Brian Sabina, senior vice president, economic transformation, New Jersey Economic Development Authority (EDA), and Alexander Heil, chief economist, Port Authority of New York and New Jersey, both shared their perspectives on the status of the greater region’s economy, as well as what could be done to continue to spur growth in New Jersey.
Sabina pointed out New Jersey’s key assets that contribute to its competitive advantage such as its educated workforce, institutions of higher education, transportation infrastructure, and location – all of which are highly desirable to businesses considering moving into the state.
“When we take a look ahead, it certainly can be full-steam-ahead for the economy. It’s really just a matter of taking the right approach to leverage [the state’s] best assets,” he said. “When we invest in the right talent, workforce and our communities, it helps increase our value proposition to attract and retain great companies.”
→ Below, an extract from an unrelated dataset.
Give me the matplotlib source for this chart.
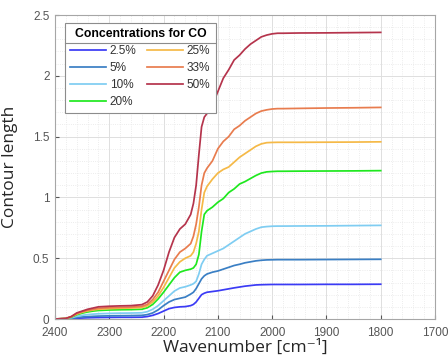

Sabina highlighted the state’s key initiatives for spurring such economic growth, which include Gov. Phil Murphy’s goal to add 300,000 jobs and attract $625 million in venture capital investments by 2025, investing in a diverse innovation ecosystem, closing racial and gender wage and employment gaps, and investing in the state’s cities – like Newark – to help them thrive.
“Coming out of the recession, we’ve seen tremendous job growth in New York City and the surrounding area,” Heil said. “We’ve seen lagging employment growth in New Jersey counties; however, the overall mix of industries that has benefitted is the same. [Some examples] include leisure and hospitality, professional and business services, education, healthcare and retail. The expectation currently is this [growth] is going to continue.”
As for a potential slowdown in economic activity, Heil does see that possibility at some point in the future.
“We are at the point nationally where we have a very well performing economy on paper,” Heil said. “I think once some of the fiscal support diminishes over the next year- and-a-half or so, we are going to see a weakening of the economy, not necessarily to the point of a recession, but there will be a noticeable slowdown of economic activity.”
Newark itself has seen revitalization from an economic standpoint, and initiatives such as the “Newark 2020” jobs program, which aims to find full-time employment for 2,020 residents by 2020, continue to showcase the efforts being done.
Additionally, Newark’s consideration for Amazon’s second headquarters (HQ2) has been a huge boon for the city, garnering national recognition.
“The quest to raise our national visibility has been very purposeful over the last three years,” said Aisha Glover, former president and CEO, Newark Community Economic Development Corporation, and the new CEO of Newark Alliance. “The fact that we decided to go after Amazon HQ2 was not just so we could get access to 50,000 jobs. There was also the possibility of thinking of those 70,000 to 110,000 indirect jobs, which are more accessible than some of the corporate jobs that would come with HQ2.
“The other big reason was for marketing and branding,” Glover continued. “Nobody expected Newark to end up on [Amazon’s] list – except for Newark. That catapulted us into a national discussion which was very vocal and very strategic, but we are not hungry to keep thinking about what else we can do nationally. …We are focused on Newark locally. We want to be a national model for equity and the only way we are going to do that is to be purposeful and intentional locally.”
Dayo Adiatu, community manager, Launch Pad Network, said it is important for Newark to capitalize on its current momentum. “I’d like to make sure that this energy and momentum doesn’t just wither away, but instead we are strategic about how we channel it so that we are having the greatest economic impact on the city.”